IMF advises FG to channel subsidy removal funds to support suffering Nigerians
The International Monetary Fund (IMF) has urged the Federal government to channel the savings from petrol subsidy removal to support vulnerable households in the country.
Abebe Aemro Selassie, Director of the African Department at the IMF, spoke during a press briefing in Washington DC.
Aside from Nigeria’s business community, the IMF has been at the vanguard of championing major policy reforms in Nigeria – including advising Nigeria to scrap subsidy payments on petrol consumption.
On May 23, President Bola Tinubu had announced an end to subsidy, and capped it off with the liberalisation of the foreign exchange (FX) system.
Both policies have since unleashed significant economic hardship on Nigerians with a double-digit inflation rate of more than 30 percent, and petrol prices surging by over 60 percent from 2023 — amid a weak currency.

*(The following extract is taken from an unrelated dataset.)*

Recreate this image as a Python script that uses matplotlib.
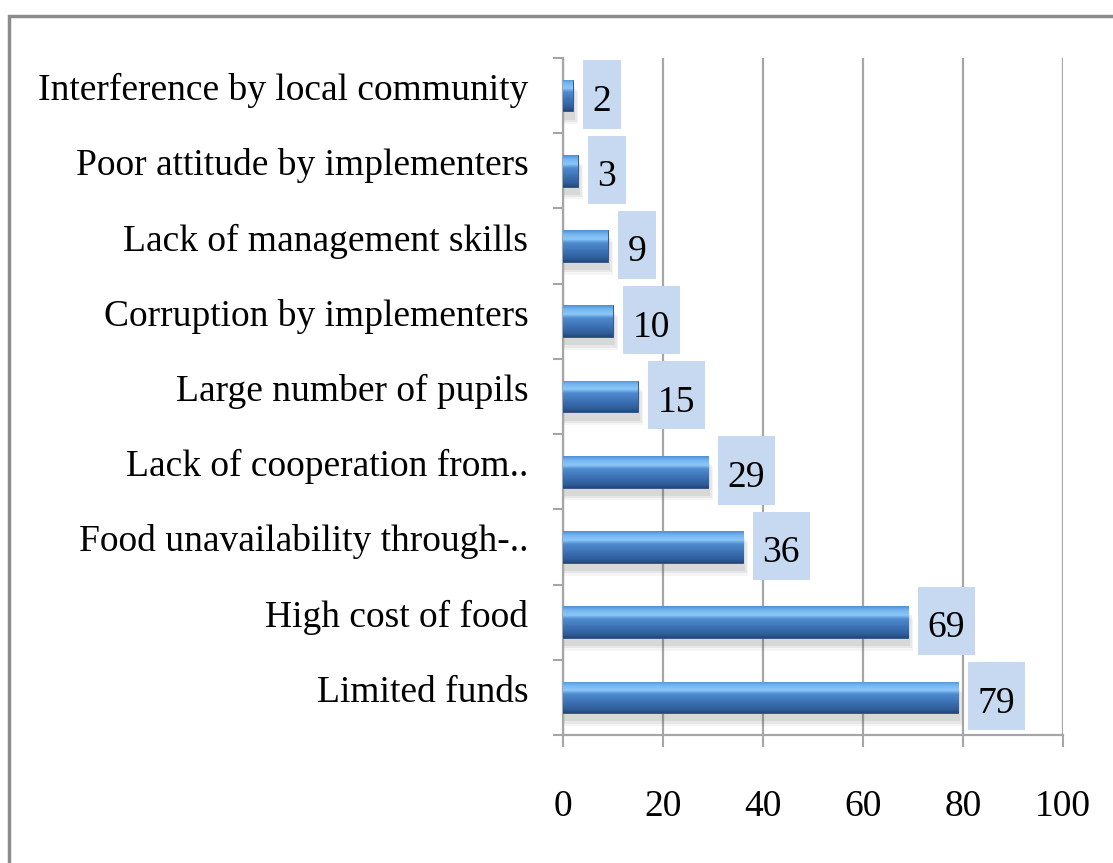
import numpy as np
import matplotlib
matplotlib.use("Agg")
import matplotlib.pyplot as plt
from matplotlib.patches import Rectangle
from matplotlib.path import Path
from matplotlib.transforms import ScaledTranslation

plt.rcParams["font.family"] = ["Liberation Serif", "DejaVu Serif"]

# 上から下の順
categories = [
    "Interference by local community",
    "Poor attitude by implementers",
    "Lack of management skills",
    "Corruption by implementers",
    "Large number of pupils",
    "Lack of cooperation from..",
    "Food unavailability through-..",
    "High cost of food",
    "Limited funds",
]
values = [2, 3, 9, 10, 15, 29, 36, 69, 79]
xticks = [0, 20, 40, 60, 80, 100]

FS = 27
GRID = "#a6a6a6"
BOX = "#c6d9f1"

fig = plt.figure(figsize=(11.13, 8.63), dpi=100)
ax = fig.add_axes([563 / 1113, 1 - 735 / 863, 500 / 1113, 677 / 863])

# 外枠（右と下は画面外）
fig.patches.append(Rectangle((9 / 1113, -0.1), 1.2, 1 - 16 / 863 + 0.1,
                             transform=fig.transFigure, fill=False,
                             edgecolor="#8c8c8c", linewidth=2.5))

y = np.arange(len(categories))
bars = ax.barh(y, values, height=0.42, color="#3b70b2",
               edgecolor="#2b4d7e", linewidth=0.6, zorder=3)

# 円柱っぽいグラデーション
stops = [
    (0.00, (0x4f, 0x8f, 0xd6)),
    (0.12, (0x73, 0xb4, 0xf0)),
    (0.28, (0x8c, 0xc8, 0xf8)),
    (0.40, (0x4f, 0x8c, 0xd0)),
    (0.70, (0x3a, 0x6e, 0xb0)),
    (0.90, (0x2f, 0x5c, 0x98)),
    (1.00, (0x24, 0x47, 0x78)),
]
t = np.linspace(0, 1, 64)
pos = [s[0] for s in stops]
cols = np.array([s[1] for s in stops], dtype=float) / 255
grad = np.stack([np.interp(t, pos, cols[:, k]) for k in range(3)], axis=1)
grad = grad[:, None, :]

for b in bars:
    bb = b.get_bbox()
    x0, y0, x1, y1 = bb.x0, bb.y0, bb.x1, bb.y1
    # 影
    for k, a in enumerate([0.10, 0.08, 0.06]):
        d = 0.03 * (k + 1)
        ax.add_patch(Rectangle((x0, y0 + 0.06 + d), (x1 - x0) + 0.4 + 0.3 * k,
                               (y1 - y0) + 0.02, facecolor="#555555",
                               edgecolor="none", alpha=a, zorder=2))
    im = ax.imshow(grad, extent=(x0, x1, y1, y0), origin="upper",
                   aspect="auto", zorder=3.5, interpolation="bilinear")
    im.set_clip_path(b)


def tall_box(x0, y0, width, height, mutation_size):
    px = 0.26 * mutation_size
    l, r = x0 - px, x0 + width + px
    bt, tp = y0 - 0.26 * mutation_size, y0 + height + 0.64 * mutation_size
    return Path([(l, bt), (r, bt), (r, tp), (l, tp), (l, bt)], closed=True)


for yi, v in zip(y, values):
    ax.annotate(str(v), (v, yi), xytext=(19.5, -6), textcoords="offset pixels",
                ha="left", va="center", fontsize=FS, zorder=5,
                bbox=dict(boxstyle=tall_box, facecolor=BOX, edgecolor="none"))

ax.set_xlim(0, 100)
ax.set_ylim(len(categories) - 0.5, -0.5)
ax.set_xticks(xticks)
ax.set_xticklabels([str(v) for v in xticks], fontsize=FS)
ax.set_yticks(y)
ax.set_yticklabels(categories, fontsize=FS)
ax.set_yticks(np.arange(len(categories) + 1) - 0.5, minor=True)

ax.tick_params(axis="y", which="major", length=0, pad=25)
ax.tick_params(axis="y", which="minor", length=7.5, width=1.5, color=GRID,
               direction="out")
ax.tick_params(axis="x", which="major", length=8.5, width=1.5, color=GRID,
               direction="out", pad=31)

# ラベルを少し上げる（tick_params の後でないと戻される）
up = ScaledTranslation(0, 9 / 100, fig.dpi_scale_trans)
for lab in ax.get_yticklabels():
    lab.set_transform(lab.get_transform() + up)

ax.xaxis.grid(True, color=GRID, linewidth=1.6, zorder=0)
ax.set_axisbelow(True)
for s in ["top", "right"]:
    ax.spines[s].set_visible(False)
for s in ["left", "bottom"]:
    ax.spines[s].set_color(GRID)
    ax.spines[s].set_linewidth(1.6)

fig.savefig("out.png", dpi=100)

Speaking on the considerations that informed the IMF’s policy suggestions to Nigeria, Selassie said the situation predating the recent policy changes was unsustainable.
He said when subsidies were significant and the exchange rate was being kept at an artificial level, there were other imbalances in the economy — including high levels of inflation and shrinking reserves.
“Government’s ability to borrow from markets was heavily compromised and this was the really difficult trade-off that the government in Nigeria over recent years have faced,” the IMF director said.
“The inability to have a healthy macroeconomic situation, one that would foster growth, diversification, resources to invest in health and education that were needed, because so much resources were being used by fuel subsidies. It wasn’t sustainable.”